What is a Lamassu? Is it evil or good?
Origins and Evolution
Initially depicted as a female deity in Sumerian times, when it was called Lama, it was later depicted from Assyrian times as a hybrid of a human, bird, and either a bull or lion—specifically having a male human head, the body of a bull or a lion, and bird wings, under the name Lamassu. A less frequently used name is shedu.
The lamassu as we know it appeared in the Assyrian culture between the 9th and 7th centuries BCE. The Assyrians envisioned a protective spirit that was part bull and part human (and sometimes part eagle). Instead of being female, this spirit was male, with a nice, long Assyrian beard. It's worth noting that there were female lamassu as well, which are called ''apsasu''.
Female Lamassu called Apsasu, later known as Sphynx. Fragmented limestone, Cypriot, 5c. BC.
The Role of the Lamassu
The Lamassu is an ancient Mesopotamian protective deity.
Lamassu were supernatural spirits, sometimes called demons or genies depending on which language you're translating from, who first served to protect the gods.
Front of Lamassu placed at entrance as a sentinel.

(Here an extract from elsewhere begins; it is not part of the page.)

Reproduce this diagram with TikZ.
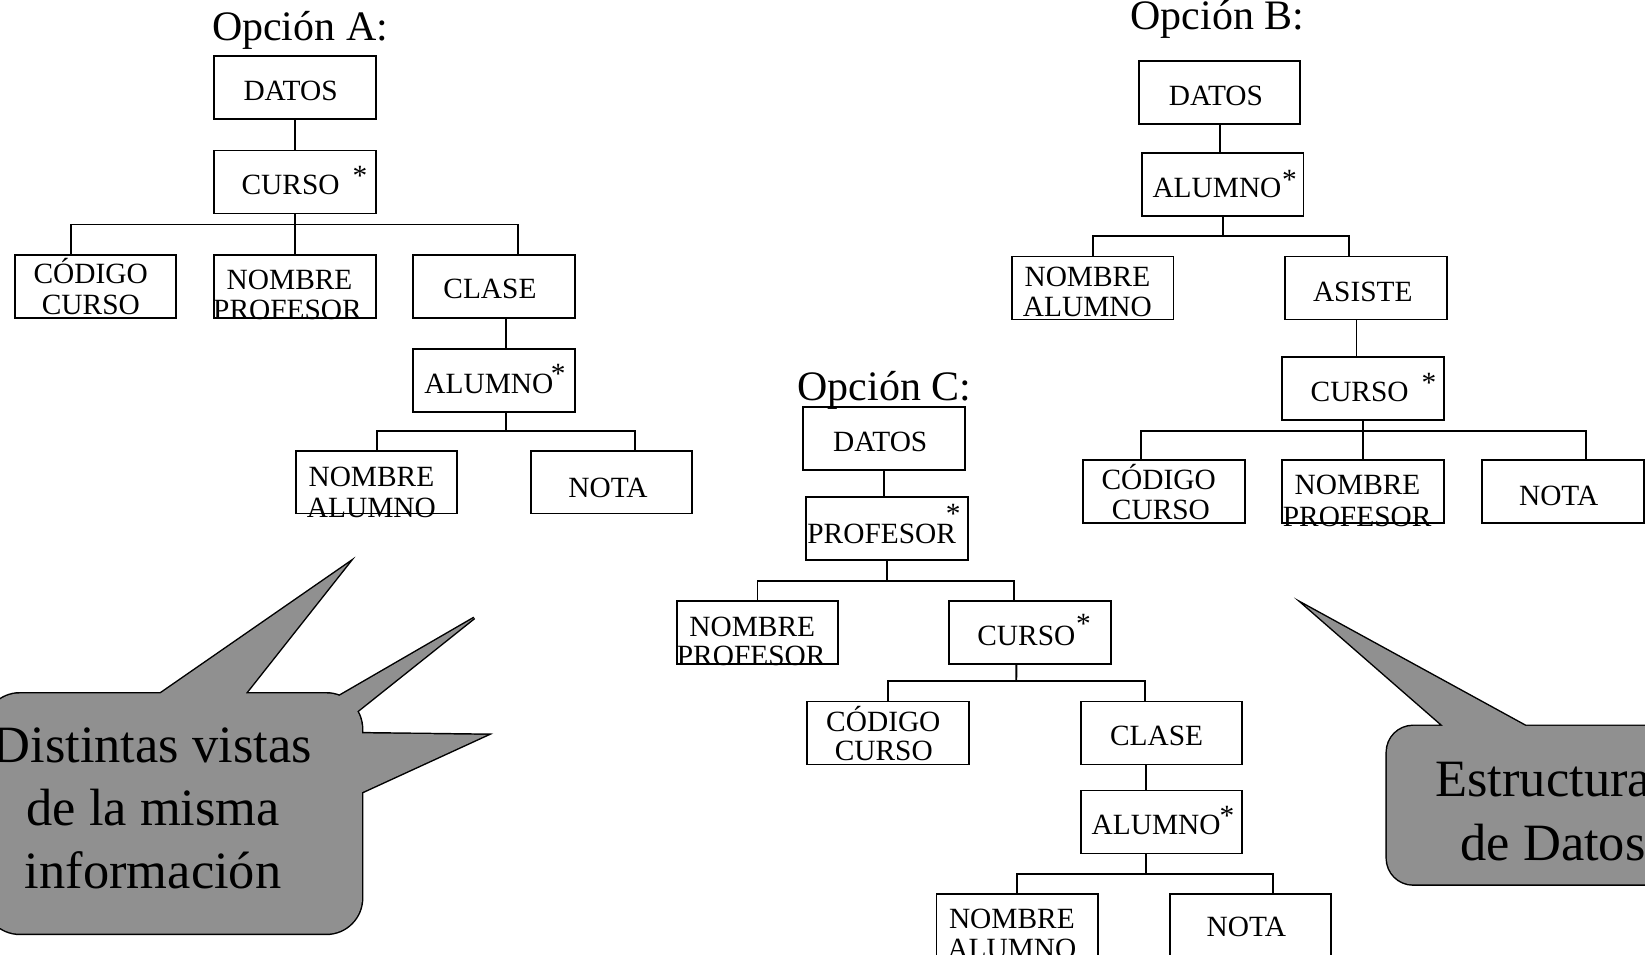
\documentclass[tikz,border=0pt]{standalone}
\usepackage{fontspec}
\setmainfont{Liberation Serif}
\definecolor{callgray}{RGB}{144,144,144}
\begin{document}
\begin{tikzpicture}[x=1pt,y=-1pt,
  bx/.style={draw, line width=1.8pt, minimum width=154pt, minimum height=60pt, inner sep=0pt, outer sep=0pt},
  lbl/.style={anchor=base, inner sep=0pt, font=\fontsize{28}{28}\selectfont},
  ttl/.style={anchor=base, inner sep=0pt, font=\fontsize{40}{40}\selectfont},
  big/.style={anchor=base, inner sep=0pt, font=\fontsize{50}{50}\selectfont},
  bigw/.style={anchor=base west, inner sep=0pt, font=\fontsize{50}{50}\selectfont},
  link/.style={line width=1.8pt},
  edge/.style={line width=2.8pt},
  ]
\clip (0,0) rectangle (1568,910);

% speech bubbles (outline drawn wide, then filled, so only the outer contour remains)
\path[save path=\bubbleA, rounded corners=34pt]
  (-15,661) -- (345,661) -- (345,890) -- (-15,890) -- cycle
  [sharp corners]
  (141.5,669) -- (332,537) -- (227.7,669) -- cycle
  (305.7,673.7) -- (452,589) -- (326.6,689) -- cycle
  (335,698.9) -- (464,700.5) -- (335,759.7) -- cycle;
\draw[edge, use path=\bubbleA];
\fill[callgray, use path=\bubbleA];

\path[save path=\bubbleB, rounded corners=25pt]
  (1322,692) -- (1680,692) -- (1680,843) -- (1322,843) -- cycle
  [sharp corners]
  (1385,700) -- (1244,577) -- (1468.6,700) -- cycle;
\draw[edge, use path=\bubbleB];
\fill[callgray, use path=\bubbleB];

\node[big] (bA1) at (145,727) {Distintas vistas};
\node[big] (bA2) at (146,787) {de la misma};
\node[big] (bA3) at (146,847) {información};
\node[bigw] (bB1) at (1368,759) {Estructura};
\node[bigw] (bB2) at (1392,820) {de Datos};

% ---------- Opción A ----------
\node[ttl] (titA) at (286,39) {Opción A:};
\node[bx] (datosA) at (281,83.5) {};
\node[bx] (cursoA) at (281,173.5) {};
\node[bx] (codA)   at (91,273) {};
\node[bx] (nprofA) at (281,273) {};
\node[bx] (claseA) at (471,273) {};
\node[bx] (alumA)  at (471,363) {};
\node[bx] (nalumA) at (359,459.5) {};
\node[bx] (notaA)  at (583,459.5) {};

\node[lbl] (lA1) at (277,96) {DATOS};
\node[lbl] (lA2) at (277,185.5) {CURSO};
\node[lbl] (sA2) at (343,177) {*};
\node[lbl] (lA3) at (86.5,270.7) {CÓDIGO};
\node[lbl] (lA3b) at (86.6,300) {CURSO};
\node[lbl] (lA4) at (276,275.6) {NOMBRE};
\node[lbl] (lA4b) at (274,304.8) {PROFESOR};
\node[lbl] (lA5) at (467,285) {CLASE};
\node[lbl] (lA6) at (466,375) {ALUMNO};
\node[lbl] (sA6) at (532,366) {*};
\node[lbl] (lA7) at (354,464) {NOMBRE};
\node[lbl] (lA7b) at (354,493) {ALUMNO};
\node[lbl] (lA8) at (579.5,474) {NOTA};

\coordinate (busA1) at (281,214);
\coordinate (busA2) at (482,411);
\draw[link] (datosA.south) -- (cursoA.north);
\draw[link] (cursoA.south) -- (nprofA.north);
\draw[link] ([xshift=-23pt]codA.north) |- (busA1) -| ([xshift=23pt]claseA.north);
\draw[link] ([xshift=11pt]claseA.south) -- ([xshift=11pt]alumA.north);
\draw[link] ([xshift=11pt]alumA.south) -- (busA2);
\draw[link] (nalumA.north) |- (busA2) -| ([xshift=22pt]notaA.north);

% ---------- Opción B ----------
\node[ttl] (titB) at (1160.5,28) {Opción B:};
\node[bx] (datosB) at (1162.5,88.5) {};
\node[bx] (alumB)  at (1165.5,175.5) {};
\node[bx] (nalumB) at (1041.6,274.5) {};
\node[bx] (asisB)  at (1302,274.5) {};
\node[bx] (cursoB) at (1299,370.5) {};
\node[bx] (codB)   at (1109.7,468.5) {};
\node[bx] (nprofB) at (1299,468.5) {};
\node[bx] (notaB)  at (1490,468.5) {};

\node[lbl] (lB1) at (1159,100.6) {DATOS};
\node[lbl] (lB2) at (1160,188) {ALUMNO};
\node[lbl] (sB2) at (1229,181) {*};
\node[lbl] (lB3) at (1036.5,273) {NOMBRE};
\node[lbl] (lB3b) at (1036.5,301.8) {ALUMNO};
\node[lbl] (lB4) at (1299,287) {ASISTE};
\node[lbl] (lB5) at (1296,382.6) {CURSO};
\node[lbl] (sB5) at (1362,374) {*};
\node[lbl] (lB6) at (1104.5,466.7) {CÓDIGO};
\node[lbl] (lB6b) at (1106.6,495.4) {CURSO};
\node[lbl] (lB7) at (1294,471.6) {NOMBRE};
\node[lbl] (lB7b) at (1293.6,502) {PROFESOR};
\node[lbl] (lB8) at (1485.7,482) {NOTA};

\coordinate (busB1) at (1164.5,225);
\coordinate (busB2) at (1300,410.6);
\draw[link] (datosB.south) -- (datosB.south |- alumB.north);
\draw[link] (alumB.south) -- (alumB.south |- busB1);
\draw[link] (nalumB.north) |- (busB1) -| ([xshift=-16pt]asisB.north);
\draw[link] ([xshift=-9pt]asisB.south) -- ([xshift=-9pt]asisB.south |- cursoB.north);
\draw[link] (cursoB.south) -- (cursoB.south |- nprofB.north);
\draw[link] ([xshift=-22pt]codB.north) |- (busB2) -| ([xshift=22pt]notaB.north);

% ---------- Opción C ----------
\node[ttl] (titC) at (843,382.2) {Opción C:};
\node[bx] (datosC) at (842.8,418) {};
\node[bx] (profC)  at (845.5,504) {};
\node[bx] (nprofC) at (722,603) {};
\node[bx] (cursoC) at (981.8,603) {};
\node[bx] (codC)   at (846.4,698.7) {};
\node[bx] (claseC) at (1107,698.7) {};
\node[bx] (alumC)  at (1107,783.5) {};
\node[bx] (nalumC) at (969.7,882) {};
\node[bx] (notaC)  at (1192,882) {};

\node[lbl] (lC1) at (839,430) {DATOS};
\node[lbl] (lC2) at (840.4,517.6) {PROFESOR};
\node[lbl] (sC2) at (908.5,499) {*};
\node[lbl] (lC3) at (717,606.5) {NOMBRE};
\node[lbl] (lC3b) at (716,634.4) {PROFESOR};
\node[lbl] (lC4) at (978.3,615.2) {CURSO};
\node[lbl] (sC4) at (1032.7,604) {*};
\node[lbl] (lC5) at (842,697.7) {CÓDIGO};
\node[lbl] (lC5b) at (842.4,724.8) {CURSO};
\node[lbl] (lC6) at (1102.5,711) {CLASE};
\node[lbl] (lC7) at (1102,795.3) {ALUMNO};
\node[lbl] (sC7) at (1169.6,786.6) {*};
\node[lbl] (lC8) at (964.5,885) {NOMBRE};
\node[lbl] (lC8b) at (964.5,914) {ALUMNO};
\node[lbl] (lC9) at (1188,893) {NOTA};

\coordinate (busC1) at (843.9,553.7);
\coordinate (busC2) at (968.7,648.8);
\coordinate (busC3) at (1092,833.3);
\draw[link] (datosC.south) -- (datosC.south |- profC.north);
\draw[link] (profC.south) -- (profC.south |- busC1);
\draw[link] (nprofC.north) |- (busC1) -| ([xshift=-15pt]cursoC.north);
\draw[link] ([xshift=-13pt]cursoC.south) -- (busC2);
\draw[link] (codC.north) |- (busC2) -| ([xshift=-16pt]claseC.north);
\draw[link] ([xshift=-15pt]claseC.south) -- ([xshift=-15pt]alumC.north);
\draw[link] ([xshift=-15pt]alumC.south) -- (busC3);
\draw[link] (nalumC.north) |- (busC3) -| ([xshift=21pt]notaC.north);
\end{tikzpicture}
\end{document}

They were then also household protective spirits of the common Babylonian people, becoming associated later as royal protectors, and were placed as sentinels at entrances. They were often placed as a pair at the entrance of palaces. At the entrance of cities, they were sculpted in colossal size, and placed as a pair, one at each side of the door of the city, that generally had doors in the surrounding wall, each one looking towards one of the cardinal points.
The palace of the king was often guarded with a pair of massive lamassu as well, generally carved from single blocks of stone. Anybody entering the palace would have to pass between these fearsome guardians, reminding them of the king's power. From what we can tell, it seems that these sculptures were believed to protect the palace and king from evil supernatural forces as well. In some cases, the lamassu statues were accompanied by plaques extolling the virtues of the king and threatening curses upon any who would wish to harm him.
To protect houses, the lamassu were engraved in clay tablets, which were then buried under the door's threshold.